Keeping the streak going
Under Skinner, McDonald's has become so successful that it now has a challenge only a few companies, such as Wal-Mart (WMT), face. How do you continue to grow a behemoth? Every day 64 million people in 118 countries (Bosnia was just added to the list) eat at its restaurants, which generate revenue that trumps Starbucks (SBUX), KFC, Pizza Hut, and Taco Bell (YUM) combined. From 2008 through 2010, McDonald's was responsible for 90% of the sales growth of the U.S. fast-food and fast-casual industry, according to research firm Technomic. Every month that the company ups its same-store-sales figures, which it has done for the past 99, the harder it is to lap its numbers year to year.
The fact that fast food is a somewhat cyclical business makes McDonald's sales streak all the more impressive. But Skinner doesn't think McDonald's should experience serious ups and downs based on seasons or swings in the economy. He's constantly telling shareholders and analysts that the company's success doesn't hinge on consumers trading down when times are tough; when customers have more to spend, they'll spend it at McDonald's, he says.
To entice consumers to buy more -- and more often -- McDonald's under Skinner has pursued what the fast-food industry calls "platforms" rather than one-hit wonders. (Chicken is a platform; McNuggets are the product.) McCafé, McDonald's beverage platform featuring coffee drinks and smoothies, has added about $125,000 in sales per store and is the company's biggest launch in 35 years. As McDonald's has put its major flops of the past far behind (ever try the McLean or the Arch Deluxe?), the company has gained permission from consumers to branch out into products you'd never expect to see on the menu board a decade ago -- oatmeal, for example. Geographical divisions have even gotten better at sharing ideas around the globe. McCafé originated in Australia, and now Chicken McBites, another Aussie staple, is being tested in the U.S.
Despite having more than 100 items on the menu, Skinner, perhaps more than anyone else at McDonald's, has never lost sight of the fact that the company's roots go back to the burger business. In the late 1990s and early 2000s McDonald's started acquiring stakes in brands like Chipotle (CMG). Those investments diversified the company but barely caused a blip in earnings. When Skinner became CEO, he sold them all off in their entirety in order to keep the focus on the core. "Because you're good with hamburgers, you think you can do pizzas or rental cars or an IT business or sell your know-how," says former executive Hennequin. McDonald's has been guilty of this too -- it once opened Golden Arch hotels in Switzerland. "Jim is always the guy that takes us back to 'What difference is this going to make for the hamburger business?

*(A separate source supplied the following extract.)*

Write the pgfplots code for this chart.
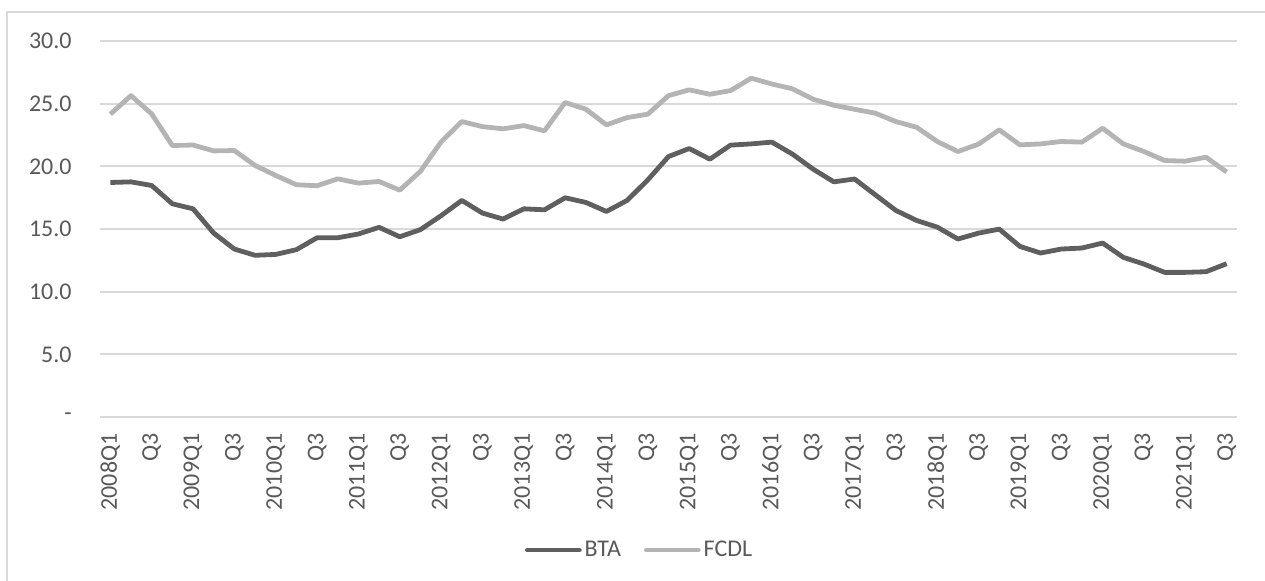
\documentclass[border=0pt]{standalone}
\usepackage{pgfplots}
\pgfplotsset{compat=1.18}
\usepackage{pgfplotstable}
\usepackage{fontspec}
\setmainfont{Carlito}
\definecolor{btacol}{HTML}{5F5F5F}
\definecolor{fcdlcol}{HTML}{B4B4B4}
\definecolor{gridcol}{HTML}{D9D9D9}
\definecolor{txtcol}{HTML}{595959}
\pgfplotstableread{
i bta fcdl
0 18.71 24.16
1 18.76 25.64
2 18.47 24.18
3 17.01 21.66
4 16.61 21.70
5 14.67 21.23
6 13.40 21.26
7 12.90 20.07
8 12.97 19.27
9 13.35 18.53
10 14.30 18.45
11 14.30 19.00
12 14.60 18.66
13 15.13 18.79
14 14.38 18.10
15 14.95 19.60
16 16.06 21.95
17 17.28 23.57
18 16.27 23.17
19 15.79 22.99
20 16.61 23.25
21 16.53 22.83
22 17.49 25.09
23 17.12 24.56
24 16.40 23.31
25 17.28 23.89
26 18.92 24.16
27 20.78 25.64
28 21.42 26.10
29 20.57 25.75
30 21.69 26.04
31 21.79 27.03
32 21.93 26.57
33 20.97 26.18
34 19.77 25.35
35 18.76 24.87
36 18.99 24.55
37 17.73 24.24
38 16.48 23.57
39 15.68 23.12
40 15.15 21.98
41 14.20 21.18
42 14.67 21.77
43 14.99 22.91
44 13.61 21.71
45 13.08 21.79
46 13.40 21.98
47 13.48 21.93
48 13.88 23.04
49 12.74 21.79
50 12.20 21.18
51 11.54 20.46
52 11.54 20.41
53 11.59 20.73
54 12.23 19.54
}\datatable
\begin{document}
\begin{tikzpicture}
\useasboundingbox (0,0) rectangle (632.5pt,290.5pt);
\draw[gridcol, line width=0.8pt] (3.5pt,0) -- (3.5pt,284.5pt) -- (632.5pt,284.5pt);
\begin{axis}[
  at={(50pt,82pt)}, anchor=south west,
  scale only axis, width=568.5pt, height=188pt,
  xmin=-0.5, xmax=54.5, ymin=0, ymax=30,
  axis line style={draw=none},
  ytick={0,5,10,15,20,25,30},
  yticklabels={-\hspace{6pt},5.0,10.0,15.0,20.0,25.0,30.0},
  ymajorgrids, grid style={gridcol, line width=0.9pt},
  xtick={0,2,...,54},
  xticklabels={2008Q1,Q3,2009Q1,Q3,2010Q1,Q3,2011Q1,Q3,2012Q1,Q3,2013Q1,Q3,2014Q1,Q3,2015Q1,Q3,2016Q1,Q3,2017Q1,Q3,2018Q1,Q3,2019Q1,Q3,2020Q1,Q3,2021Q1,Q3},
  tick style={draw=none},
  /pgf/number format/assume math mode=true,
  tick label style={font=\fontsize{12}{14}\selectfont, text=txtcol, inner sep=0pt},
  xticklabel style={rotate=90, anchor=east},
  xticklabel shift=8pt,
  yticklabel style={anchor=east},
  yticklabel shift=14pt,
  legend style={draw=none, fill=none, at={(0.475,-0.354)}, anchor=center,
    legend columns=2, font=\fontsize{12}{14}\selectfont, text=txtcol,
    /tikz/every even column/.append style={column sep=10pt},
    nodes={inner sep=1.5pt}},
  legend image code/.code={\draw[#1, line cap=round] (0pt,0pt) -- (26pt,0pt);},
  every axis plot/.append style={line width=2.4pt, line join=round, mark=none},
]
\addplot[btacol] table[x=i, y=bta] {\datatable};
\addlegendentry{BTA}
\addplot[fcdlcol] table[x=i, y=fcdl] {\datatable};
\addlegendentry{FCDL}
\end{axis}
\end{tikzpicture}
\end{document}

Is that going to help? If that's not going to help, forget it.'"
Today McDonald's is better than ever at figuring out what will or won't work on the menu board, a testament to the discipline Skinner has instituted. Every new item that ends up on customers' trays has to have a strong business case that examines its profitability, the capital it requires, and how it can be built out nationally. McDonald's has about 40 products at different stages in the pipeline, and some, like the Angus Burger, can take over four years to hit the market. Products that meet the company's business-case requirements have a 90% chance of going national. During the testing phase, the company may even try out different prices by market to ensure a new launch is adding incremental sales rather than stealing share from an existing item.